6. We are at a loss to understand how a person could have been given “posthumous regularization”; and can only construe that, for some reason, the afore mentioned individual had been granted retiral benefits, construing him to have been regularised while he was in service. We do not know under what manner this was done; and it is admitted by the petitioner herself that this was not under a Scheme or any such.
7. Even assuming that the aforementioned Shri.Kathireshan had been given such “regularisation”, it would not be prudent or available to this Court to direct the respondents to do so qua others, when there are no provisions of law supporting such a course.
8. That apart, when the petitioner unequivocally admits that she has “retired” from service in the year 2013, there was no question of any regularization having been offered to her in a retrospective manner, on a plea that she has raised in the year 2019. Of course when we say this, we are fully cognizant of the submissions of Sri.K.Ravi - learned counsel for the petitioner, that his client had been approaching the respondents for the relief while she was in service, but not granted.
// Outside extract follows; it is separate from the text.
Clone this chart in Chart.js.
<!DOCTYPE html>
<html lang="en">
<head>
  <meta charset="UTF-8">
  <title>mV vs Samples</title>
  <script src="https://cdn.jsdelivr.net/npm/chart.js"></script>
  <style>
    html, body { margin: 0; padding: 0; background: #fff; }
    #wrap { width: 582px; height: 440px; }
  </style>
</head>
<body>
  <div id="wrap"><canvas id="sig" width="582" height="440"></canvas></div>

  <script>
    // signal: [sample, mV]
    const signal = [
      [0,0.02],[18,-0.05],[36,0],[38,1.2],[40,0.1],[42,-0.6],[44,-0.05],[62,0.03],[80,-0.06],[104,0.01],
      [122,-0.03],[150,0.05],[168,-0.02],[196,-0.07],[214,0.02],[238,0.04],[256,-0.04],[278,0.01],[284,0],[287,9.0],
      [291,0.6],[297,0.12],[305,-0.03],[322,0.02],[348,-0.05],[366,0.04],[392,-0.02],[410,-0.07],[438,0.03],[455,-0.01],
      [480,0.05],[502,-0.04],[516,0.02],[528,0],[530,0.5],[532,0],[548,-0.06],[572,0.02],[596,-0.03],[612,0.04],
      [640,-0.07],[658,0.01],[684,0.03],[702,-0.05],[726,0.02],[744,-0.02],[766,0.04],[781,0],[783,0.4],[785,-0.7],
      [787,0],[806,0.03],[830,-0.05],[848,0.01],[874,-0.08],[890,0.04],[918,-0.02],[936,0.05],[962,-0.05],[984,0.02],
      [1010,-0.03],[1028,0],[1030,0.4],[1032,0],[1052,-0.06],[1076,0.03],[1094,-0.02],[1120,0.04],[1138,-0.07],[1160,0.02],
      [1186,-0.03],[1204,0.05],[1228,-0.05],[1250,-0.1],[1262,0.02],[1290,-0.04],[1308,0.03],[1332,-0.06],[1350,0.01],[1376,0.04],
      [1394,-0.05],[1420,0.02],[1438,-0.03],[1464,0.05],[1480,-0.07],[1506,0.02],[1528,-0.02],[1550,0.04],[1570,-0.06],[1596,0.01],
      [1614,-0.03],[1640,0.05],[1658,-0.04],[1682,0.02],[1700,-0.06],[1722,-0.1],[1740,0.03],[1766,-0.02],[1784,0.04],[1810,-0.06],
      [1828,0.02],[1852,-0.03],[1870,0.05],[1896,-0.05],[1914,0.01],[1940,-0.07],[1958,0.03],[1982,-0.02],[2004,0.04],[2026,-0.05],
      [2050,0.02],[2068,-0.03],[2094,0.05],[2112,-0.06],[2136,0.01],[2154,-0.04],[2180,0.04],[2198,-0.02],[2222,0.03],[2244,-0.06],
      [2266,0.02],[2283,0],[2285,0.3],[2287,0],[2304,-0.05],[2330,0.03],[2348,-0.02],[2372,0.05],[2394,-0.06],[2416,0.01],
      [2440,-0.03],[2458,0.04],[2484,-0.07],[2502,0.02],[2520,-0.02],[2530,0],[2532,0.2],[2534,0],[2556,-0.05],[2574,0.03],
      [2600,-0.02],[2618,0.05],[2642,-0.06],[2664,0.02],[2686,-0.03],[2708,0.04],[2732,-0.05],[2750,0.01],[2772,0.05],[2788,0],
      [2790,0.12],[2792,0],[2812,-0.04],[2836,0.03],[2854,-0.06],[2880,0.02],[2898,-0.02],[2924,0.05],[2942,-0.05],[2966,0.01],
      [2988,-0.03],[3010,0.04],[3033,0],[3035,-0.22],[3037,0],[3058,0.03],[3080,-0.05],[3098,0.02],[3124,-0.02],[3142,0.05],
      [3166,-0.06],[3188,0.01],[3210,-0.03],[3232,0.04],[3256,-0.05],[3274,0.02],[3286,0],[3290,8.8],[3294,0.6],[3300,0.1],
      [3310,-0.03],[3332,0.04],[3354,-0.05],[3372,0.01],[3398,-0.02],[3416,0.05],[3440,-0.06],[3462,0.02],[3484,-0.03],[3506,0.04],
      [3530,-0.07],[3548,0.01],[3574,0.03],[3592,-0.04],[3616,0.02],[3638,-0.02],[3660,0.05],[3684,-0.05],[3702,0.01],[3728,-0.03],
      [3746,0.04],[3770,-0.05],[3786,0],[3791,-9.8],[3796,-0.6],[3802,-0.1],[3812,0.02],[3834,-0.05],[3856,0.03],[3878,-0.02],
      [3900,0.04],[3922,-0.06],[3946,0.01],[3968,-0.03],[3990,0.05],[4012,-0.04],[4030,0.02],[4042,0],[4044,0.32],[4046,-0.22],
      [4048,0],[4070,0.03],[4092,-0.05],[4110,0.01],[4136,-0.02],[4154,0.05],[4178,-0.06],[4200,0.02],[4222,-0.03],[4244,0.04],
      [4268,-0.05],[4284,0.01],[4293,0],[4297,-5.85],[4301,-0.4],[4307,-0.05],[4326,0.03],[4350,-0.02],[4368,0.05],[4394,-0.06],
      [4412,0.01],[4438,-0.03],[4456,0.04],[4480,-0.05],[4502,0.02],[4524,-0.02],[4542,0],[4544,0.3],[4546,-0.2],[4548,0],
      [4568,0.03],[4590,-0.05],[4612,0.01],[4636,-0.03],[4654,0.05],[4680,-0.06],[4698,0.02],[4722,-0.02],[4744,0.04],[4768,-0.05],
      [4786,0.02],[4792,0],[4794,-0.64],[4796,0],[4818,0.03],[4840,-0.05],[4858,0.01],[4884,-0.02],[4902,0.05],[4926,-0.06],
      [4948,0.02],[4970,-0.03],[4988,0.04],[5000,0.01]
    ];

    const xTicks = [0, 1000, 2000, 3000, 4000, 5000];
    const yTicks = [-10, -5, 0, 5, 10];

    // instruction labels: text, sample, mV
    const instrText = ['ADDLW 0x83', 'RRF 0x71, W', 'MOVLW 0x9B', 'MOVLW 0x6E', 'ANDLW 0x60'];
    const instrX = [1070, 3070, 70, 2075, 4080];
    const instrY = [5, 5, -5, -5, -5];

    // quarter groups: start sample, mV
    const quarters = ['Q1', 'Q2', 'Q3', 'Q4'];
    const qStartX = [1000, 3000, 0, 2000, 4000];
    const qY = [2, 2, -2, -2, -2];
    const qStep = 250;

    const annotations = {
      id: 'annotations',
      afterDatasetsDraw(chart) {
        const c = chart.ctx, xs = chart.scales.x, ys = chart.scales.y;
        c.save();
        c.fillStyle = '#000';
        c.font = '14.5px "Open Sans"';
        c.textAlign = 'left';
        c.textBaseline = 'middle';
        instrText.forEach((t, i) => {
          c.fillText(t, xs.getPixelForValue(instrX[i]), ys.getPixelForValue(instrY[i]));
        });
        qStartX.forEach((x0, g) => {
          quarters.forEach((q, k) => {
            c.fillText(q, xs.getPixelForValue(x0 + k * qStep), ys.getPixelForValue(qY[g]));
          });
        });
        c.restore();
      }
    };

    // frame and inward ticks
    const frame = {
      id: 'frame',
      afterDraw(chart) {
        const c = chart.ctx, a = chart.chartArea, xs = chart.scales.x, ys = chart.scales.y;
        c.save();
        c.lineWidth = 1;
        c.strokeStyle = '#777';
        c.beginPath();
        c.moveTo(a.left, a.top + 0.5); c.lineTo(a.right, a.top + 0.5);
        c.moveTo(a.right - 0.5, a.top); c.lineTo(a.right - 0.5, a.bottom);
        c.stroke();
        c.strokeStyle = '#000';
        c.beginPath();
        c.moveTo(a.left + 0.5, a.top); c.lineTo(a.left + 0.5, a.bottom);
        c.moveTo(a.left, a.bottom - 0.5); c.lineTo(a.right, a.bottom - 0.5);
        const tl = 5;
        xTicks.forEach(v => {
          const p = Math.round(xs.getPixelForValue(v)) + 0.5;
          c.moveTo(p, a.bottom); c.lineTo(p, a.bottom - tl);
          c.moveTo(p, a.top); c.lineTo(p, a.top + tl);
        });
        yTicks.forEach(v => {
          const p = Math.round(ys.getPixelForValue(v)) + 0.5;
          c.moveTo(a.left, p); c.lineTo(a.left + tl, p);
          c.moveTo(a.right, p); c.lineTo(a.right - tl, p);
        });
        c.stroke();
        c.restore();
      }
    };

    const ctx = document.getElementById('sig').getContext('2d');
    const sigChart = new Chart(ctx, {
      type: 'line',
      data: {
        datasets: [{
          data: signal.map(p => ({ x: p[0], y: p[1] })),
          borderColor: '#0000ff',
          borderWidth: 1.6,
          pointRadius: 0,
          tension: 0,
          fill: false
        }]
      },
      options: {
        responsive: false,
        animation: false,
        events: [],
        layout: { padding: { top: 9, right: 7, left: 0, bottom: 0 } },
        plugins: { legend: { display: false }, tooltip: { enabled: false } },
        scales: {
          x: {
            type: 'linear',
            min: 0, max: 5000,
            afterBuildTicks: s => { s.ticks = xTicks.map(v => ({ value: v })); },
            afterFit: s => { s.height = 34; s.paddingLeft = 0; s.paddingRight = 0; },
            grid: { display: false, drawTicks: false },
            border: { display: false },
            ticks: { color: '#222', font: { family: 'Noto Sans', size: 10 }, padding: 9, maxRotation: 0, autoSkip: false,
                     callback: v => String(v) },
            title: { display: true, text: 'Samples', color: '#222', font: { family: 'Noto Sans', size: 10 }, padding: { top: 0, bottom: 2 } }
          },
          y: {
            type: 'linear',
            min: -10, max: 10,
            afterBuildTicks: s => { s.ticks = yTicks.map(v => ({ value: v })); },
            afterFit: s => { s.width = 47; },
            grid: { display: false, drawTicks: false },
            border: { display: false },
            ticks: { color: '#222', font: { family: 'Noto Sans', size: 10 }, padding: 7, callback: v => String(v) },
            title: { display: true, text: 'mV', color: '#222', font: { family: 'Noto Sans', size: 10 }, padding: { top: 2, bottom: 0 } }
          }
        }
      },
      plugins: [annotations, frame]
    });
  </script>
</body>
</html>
9. The surviving issue is whether there was a duty on the respondents to have mandatorily conducted an enquiry for the purpose of regularization under the mandate of Umadevi (supra). We cannot find any such obligation having been cast upon any Department, but it would have been certainly open to the petitioner to approach a competent judicial forum to seek that such be done under its purlieus. When the petitioner concedes she has not done so, but had approached the learned Tribunal only in the year 2019, namely six years after her retirement, we cannot find her claim to be worthy of consideration or grant.
In the afore circumstances, we obtain no reason to interfere with the impugned order of the learned Tribunal; and consequently dismiss this Original Petition.